An MA-ARV codebook designing module, configured to construct a compression codebook for a current input DNA sequence data;

A DNA sequence data compression module, configured to execute a lossless compression encoding operation to the current input DNA sequence data based on a MA-ARV codebook; and

A DNA sequence data decompression module, configured to decompress the compressed data file and recover the original data.

2. The said data compression system for DNA sequence according to claim 1, wherein, the said data compression system for DNA sequence further comprises an input module, a checking module and an output module;

The said input module, checking module and DNA sequence data compression module are connecting to the output module in sequence, the said checking module also connects to the MA-ARV codebook designing module and the DNA sequence data decompression module separately, and the said MA-ARV codebook designing module connects to the DNA sequence data compression module.

3. The said data compression system for DNA sequence according to claim 1, wherein, the said MA-ARV codebook designing module expresses the current input DNA sequence data as an MV-ARV vector v, a direct repeat pattern redundancy fragment of the said MV-ARV vector v is expressed as the same vector v, a mirror repeat pattern fragment is expressed as vector v⁻¹; according to the base pairing principle, a pairing repeat pattern fragment is expressed as vector v*, and an inverted repeat fragment is expressed as vector v⁻¹*.
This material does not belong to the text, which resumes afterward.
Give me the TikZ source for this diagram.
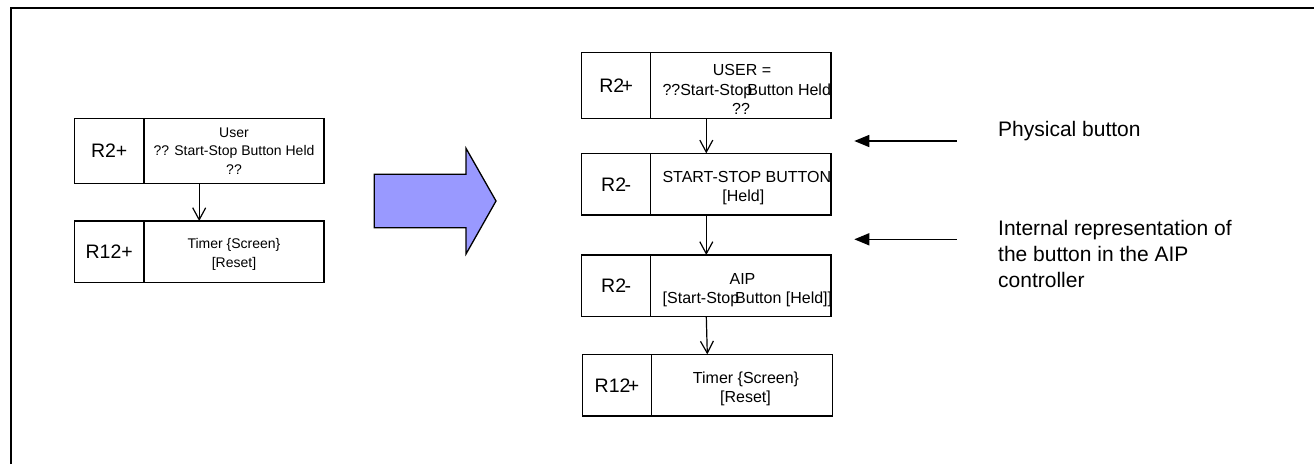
\documentclass[tikz,border=0pt]{standalone}
\usepackage{fontspec}
\setmainfont{Liberation Sans}
\usetikzlibrary{arrows.meta}
\definecolor{arrowblue}{RGB}{153,153,255}
\newcommand\lblfont{\fontsize{19.5}{22}\selectfont}
\newcommand\smallboxfont{\fontsize{14}{17}\selectfont}
\newcommand\boxfont{\fontsize{16}{19}\selectfont}
\newcommand\notefont{\fontsize{21}{25}\selectfont}
\begin{document}
\begin{tikzpicture}[x=1pt,y=-1pt,
  frameline/.style={line width=2pt},
  cellbox/.style={draw, line width=1.3pt, outer sep=0pt, inner sep=0pt, rectangle},
  divider/.style={line width=1.3pt},
  flow/.style={line width=1.2pt, -{Straight Barb[length=12pt,width=13pt,line width=1.2pt]}},
  pointer/.style={line width=1.5pt, -{Triangle[length=15pt,width=12pt]}},
  lbl/.style={inner sep=0pt, text height=14pt, text depth=0pt, font=\lblfont},
  lineL/.style={inner sep=0pt, anchor=base, font=\smallboxfont},
  lineR/.style={inner sep=0pt, anchor=base, font=\boxfont},
  lineRw/.style={inner sep=0pt, anchor=base west, font=\boxfont},
  note/.style={inner sep=0pt, anchor=base west, font=\notefont},
]
\useasboundingbox (0,0) rectangle (1314,464);

% outer frame (top and left edges)
\draw[frameline] (11,464) -- (11,8) -- (1314,8);

% ---------- left chain ----------
\node[cellbox, minimum width=249.7pt, minimum height=65pt] (L1) at (199.2,150.8) {};
\node[cellbox, minimum width=249.7pt, minimum height=61.7pt] (L2) at (199.2,251.85) {};
\draw[divider] ([xshift=69.7pt]L1.north west) -- ([xshift=69.7pt]L1.south west);
\draw[divider] ([xshift=69.7pt]L2.north west) -- ([xshift=69.7pt]L2.south west);

\node[lbl] (L1lab) at (109.2,150.8) {R2+};
\node[lineL] (L1a) at (234,137.5) {User};
\node[lineL] (L1b) at (234,155.8) {?? Start-Stop Button Held};
\node[lineL] (L1c) at (234,174.1) {??};

\node[lbl] (L2lab) at (109.2,251.85) {R12+};
\node[lineL] (L2a) at (234,248.5) {Timer \{Screen\}};
\node[lineL] (L2b) at (234,267) {[Reset]};

\draw[flow] (L1.south) -- (L2.north);

% ---------- block arrow ----------
\draw[line width=1.3pt, fill=arrowblue, line join=miter]
  (374.3,174.3) -- (466,174.3) -- (466,148.3) -- (496,201) -- (466,254)
  -- (466,227.7) -- (374.3,227.7) -- cycle;

% ---------- right chain ----------
\node[cellbox, minimum width=249.3pt, minimum height=65.6pt] (R1) at (706.3,85.5) {};
\node[cellbox, minimum width=249.3pt, minimum height=61.7pt] (R2) at (706.3,184.2) {};
\node[cellbox, minimum width=249.3pt, minimum height=61.7pt] (R3) at (706.3,285.8) {};
\node[cellbox, minimum width=250pt, minimum height=61.7pt] (R4) at (707.3,385.2) {};
\foreach \b in {R1,R2,R3}
  \draw[divider] ([xshift=69pt]\b.north west) -- ([xshift=69pt]\b.south west);
\draw[divider] ([xshift=69.4pt]R4.north west) -- ([xshift=69.4pt]R4.south west);

\node[lbl] (R1lab) at (616.2,85.5) {R2\kern-2.5pt+};
\node[lbl] (R2lab) at (616.2,184.2) {R2\kern-1.5pt-};
\node[lbl] (R3lab) at (616.2,285.8) {R2\kern-1.5pt-};
\node[lbl] (R4lab) at (617,385.2) {R12\kern-2.5pt+};

\begin{scope}
  \clip ([xshift=69pt]R1.north west) rectangle (R1.south east);
  \node[lineR] (R1a) at (742,75.5) {USER =};
  \node[lineRw] (R1b) at (662.3,95.5) {??Start-Stop\kern-5pt Button Held};
  \node[lineR] (R1c) at (741,114.5) {??};
\end{scope}
\begin{scope}
  \clip ([xshift=69pt]R2.north west) rectangle (R2.south east);
  \node[lineRw] (R2a) at (662.3,182.7) {START-STOP BUTTON};
  \node[lineR] (R2b) at (743.3,201.5) {[Held]};
\end{scope}
\begin{scope}
  \clip ([xshift=69pt]R3.north west) rectangle (R3.south east);
  \node[lineR] (R3a) at (742.5,284) {AIP};
  \node[lineRw] (R3b) at (662.5,303) {[Start-Stop\kern-4pt Button [Held]]};
\end{scope}
\node[lineR] (R4a) at (746,383) {Timer \{Screen\}};
\node[lineR] (R4b) at (745.5,402) {[Reset]};

\draw[flow] (R1.south) -- (R2.north);
\draw[flow] (R2.south) -- (R3.north);
\draw[flow] (R3.south) -- (R4.north);

% ---------- side notes ----------
\coordinate (n1s) at (956.7,141);
\coordinate (n1e) at (854.3,141);
\coordinate (n2s) at (956.7,239.3);
\coordinate (n2e) at (854.3,239.3);
\draw[pointer] (n1s) -- (n1e);
\draw[pointer] (n2s) -- (n2e);

\node[note] (N1) at (998,136) {Physical button};
\node[note] (N2a) at (998,235) {Internal representation of};
\node[note] (N2b) at (998,261) {the button in the AIP};
\node[note] (N2c) at (998,287) {controller};
\end{tikzpicture}
\end{document}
4. The said data compression system for DNA sequence according to claim 1, wherein, when the said data compression system for DNA sequence is compressing data, the encoding format used is {id, repeat type, {edit error}}, wherein, the said id means a code vector number according to the MA-ARV, the said repeat type means a repeat pattern, the said edit error means an editing error information sequence.

5. The said data compression system for DNA sequence according to claim 4, wherein, the said editing error information sequence is encoded in a format of {offset, edit type, symbol}; wherein, the said offset is the position for edit operation to the base, the said edit type is the operation type symbol: the said S means substitute, the said D means delete, the said I means insert, the said symbol means the base symbol in operation.

6. A data compression method for DNA sequence, comprising the following steps:

S100, input a data;

S200, check if the input data is an original DNA sequence data, if so, execute S300, otherwise, go to S400;

S300, check if the input data contains an MA-ARV codebook, if so, execute S311, otherwise, go to S321;

S311, go into the DNA sequence data compression module, encode the input data with lossless compression based on the MA-ARV codebook;

S312, output the compressed DNA sequence data finally;

S321, go into the MA-ARV codebook designing module, construct a compression codebook according to the current input DNA sequence data, then execute S311;

S400, go into the DNA sequence data decompression module, and decompress the compressed data file and recover the original data; and

S410, finally output the decompressed and recovered original DNA sequence data.